13.2 Spatial Randomness

Spatial randomness is the point of departure in any statistical analysis of spatial pattern. It is the null hypothesis against which the data are compared.

Spatial randomness is the absence of any systematic spatial structure in the data, i.e., there are no distinct patterns. The location of a given observation is of no value as a piece of information, such that the where does not matter. In other words, the notion of spatial randomness is not very interesting other than as a statistical concept. The main goal of an analysis is to reject the null hypothesis of spatial randomness in favor of the presence of some type of pattern. This is accomplished by means of a test statistic.

Spatial randomness can be interpreted in two main ways, which correspond to different approaches towards spatial analysis. In one, representing a simultaneous view, the observed spatial pattern is viewed as equally likely as any other spatial pattern. More specifically, it is the pattern as a whole that is considered. Another view represents a conditional perspective. It implies that the value observed at a given location does not depend on the values observed at neighboring locations. Again, this requires that location does not matter. Fundamentally, the two notions are equivalent, but they result in different statistical approaches.

Before considering specific statistics (see Section 13.4), two perspectives toward making spatial randomness operational are briefly outlined. One is based on a parametric assumption, specifying observations as independent and identically distributed (i.i.d.). The other perspective does not assume a particular distribution, although it still requires identical distributions, especially a constant variance. In such an approach, the location of the observations may be altered without affecting the information content of the data. This is referred to as randomization, in the sense that each observed value has the same probability of being associated with any of the locations, i.e., the map is irrelevant.
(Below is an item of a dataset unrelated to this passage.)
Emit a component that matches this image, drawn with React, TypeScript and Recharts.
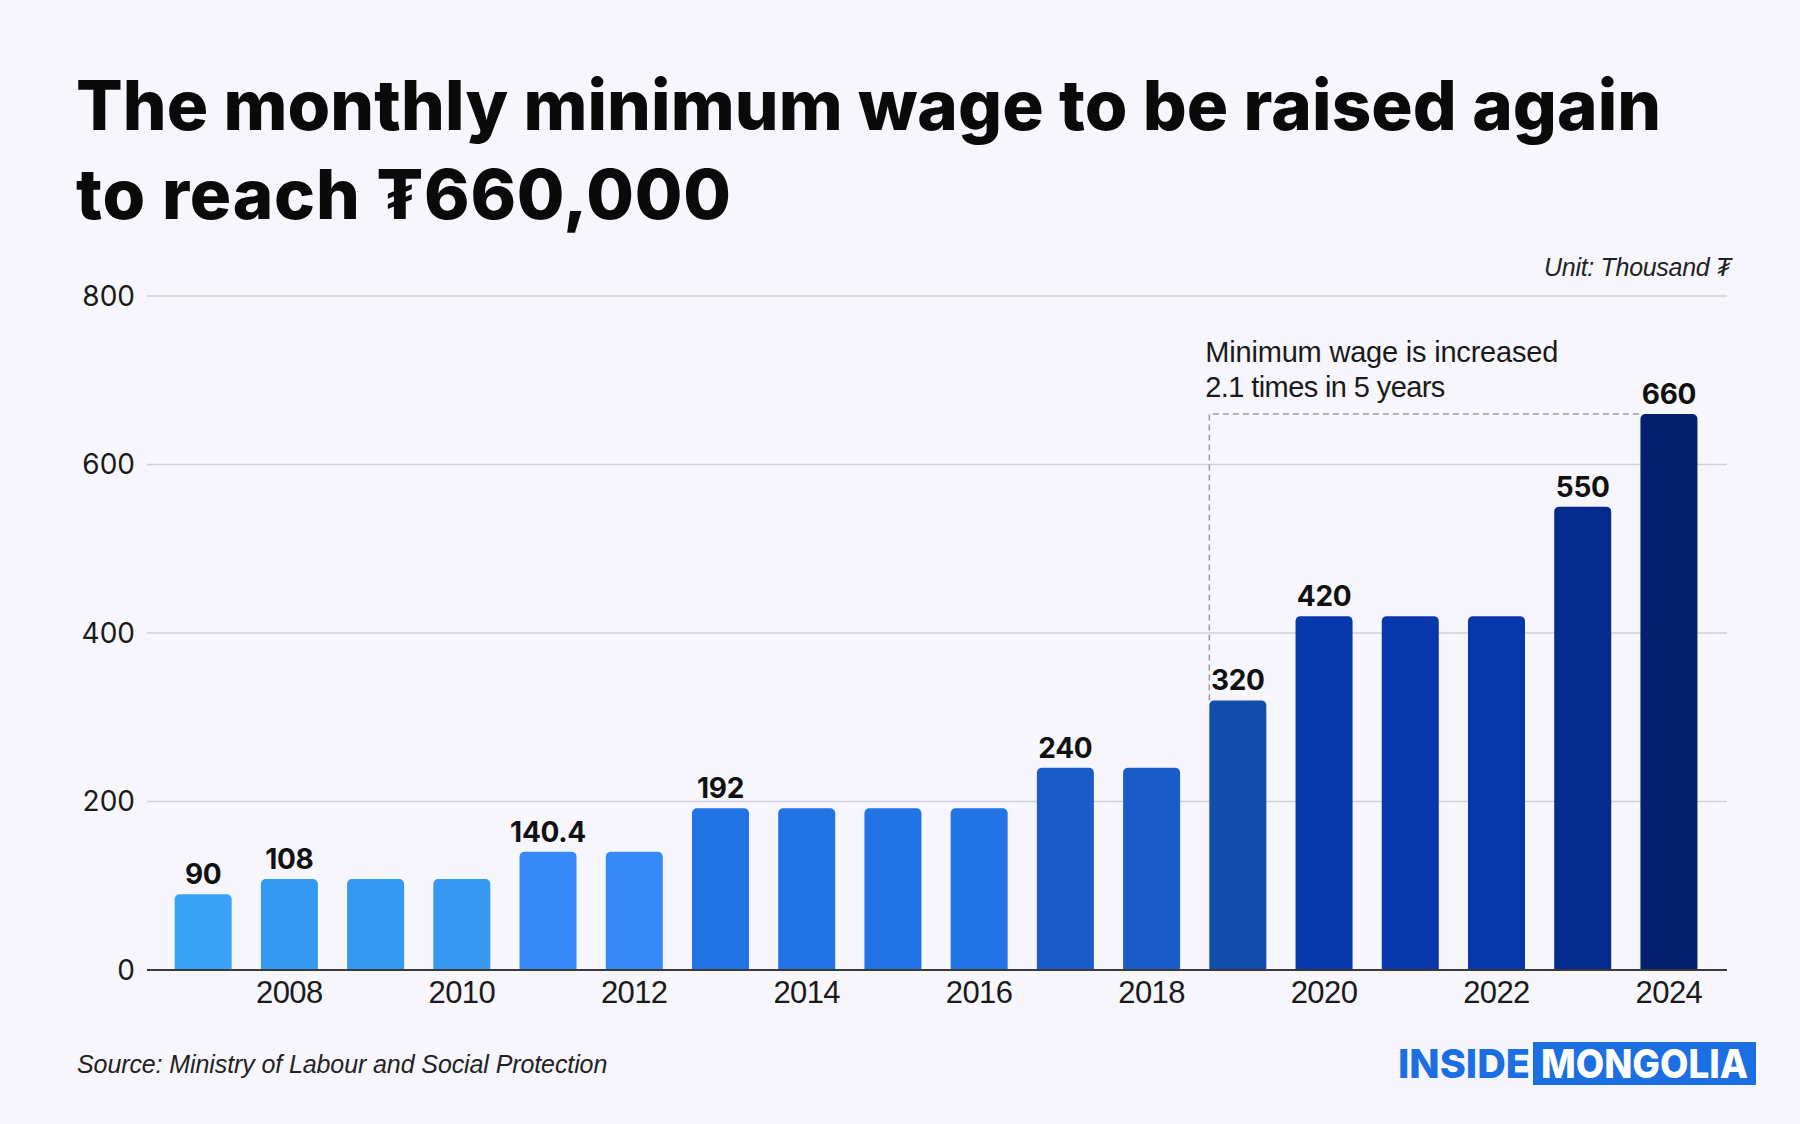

13.2.1 Parametric approach

The parametric approach requires the assumption of a specific distribution. Typically, this is the normal (or Gaussian) distribution, since it has the important property that lack of correlation also implies independence. For other distributions, this is not the case.

The simplest implementation of spatial randomness is to take a collection of uncorrelated (independent) standard normal variates. Since nothing spatial is assumed for this distribution, the result is spatially random.
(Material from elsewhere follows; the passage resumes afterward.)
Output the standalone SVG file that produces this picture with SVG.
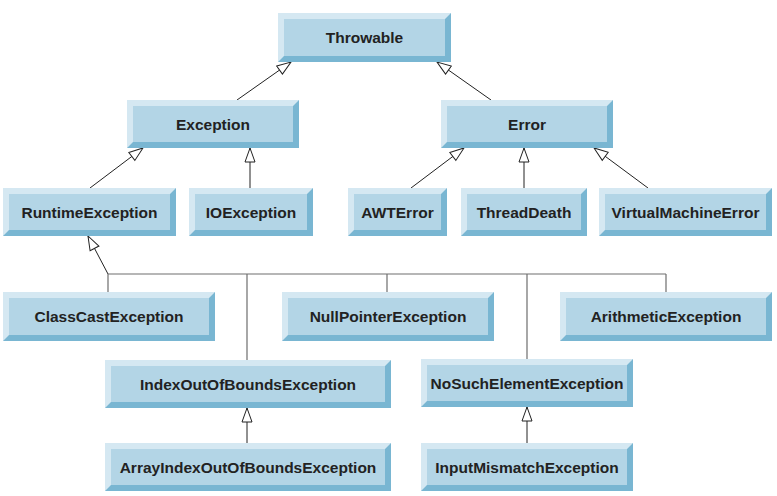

For example, Figure 13.2 illustrates the layout of 100 standard normal variates on a 10 \(\times\) 10 square grid, using a quantile map with six categories. Even though one may be tempted to see structure in the data, this would be purely coincidental, since the map is devoid of pattern by construction.

Spatially random observations - i.i.d

Figure 13.2: Spatially random observations - i.i.d

13.2.2 Randomization

The randomization approach does not require the selection of a specific parametric distribution for the data. Instead, it takes advantage of the property that under the null hypothesis, each observation is equally likely to be at any location. By randomly permuting or reshuffling the data across locations, the concept of spatial randomness can be simulated.
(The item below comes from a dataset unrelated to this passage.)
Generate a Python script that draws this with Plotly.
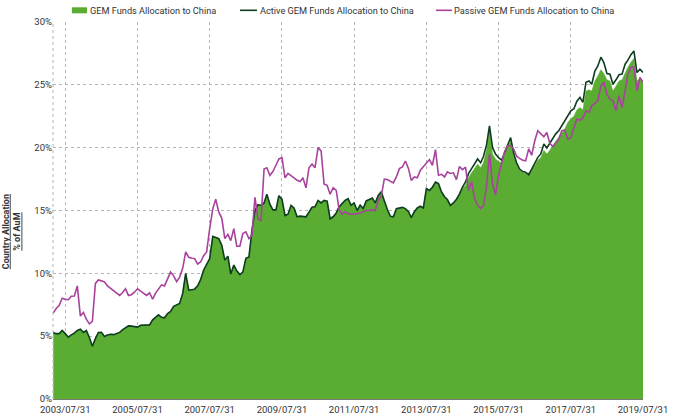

For example, the left hand panel of Figure 13.3 shows the spatial distribution of the income per capita for the 77 Chicago community areas (from the 2015-2019 ACS) as a quantile map with eight categories. On the right, the same 77 values are randomly allocated to community areas, resulting in a totally different map. The true map illustrates the well-known pattern of higher incomes in the northern part of the city, contrasting with low income in the south and west. By contrast, the randomized map shows no such pattern. High income areas (dark brown) are found all over the city, without any apparent structure to their locations.

Spatially random observations - true and randomized per capita income

Figure 13.3: Spatially random observations - true and randomized per capita income

Parenthetically, the contrast between the two maps illustrates the value of a spatial perspective. Taken as such, the statistical distribution of the original and randomized variables are identical. In Figure 13.4, an eight category histogram highlights this property. In other words, the a-spatial perspective on the data distribution offered by the histogram for the two variables cannot account for the important distinction between their spatial patterns.

True and randomized per capita income - histograms

Figure 13.4: True and randomized per capita income - histograms

13.2.3 Simulating spatial randomness

The spatially randomized map in Figure 13.3 is obtained by creating a new variable, taking advantage of the Calculator functionality in the table. Specifically, as listed in Section 2.4.2.2, the Univariate operations include a Shuffle function, which implements randomization. Operationally, the list of index numbers of the observations is randomly reshuffled and the original observations are assigned to the new locations. For example, if the original list was 1, 2, 3, 4, 5, and the randomized list yields 3, 2, 4, 5, 1, then the value at location 1 will be assigned to location 3, 2 will remain in place, 3 will move to spot 4, 4 to spot 5, and 5 to location 1.

The randomization (or permutation) approach is an essential tool to create many versions of the data under the null hypothesis. This is particularly useful, since, except in highly stylized situations (e.g., standard normal distribution), it quickly becomes very difficult to obtain the properties of any spatial autocorrelation statistic by means of an analytical derivation.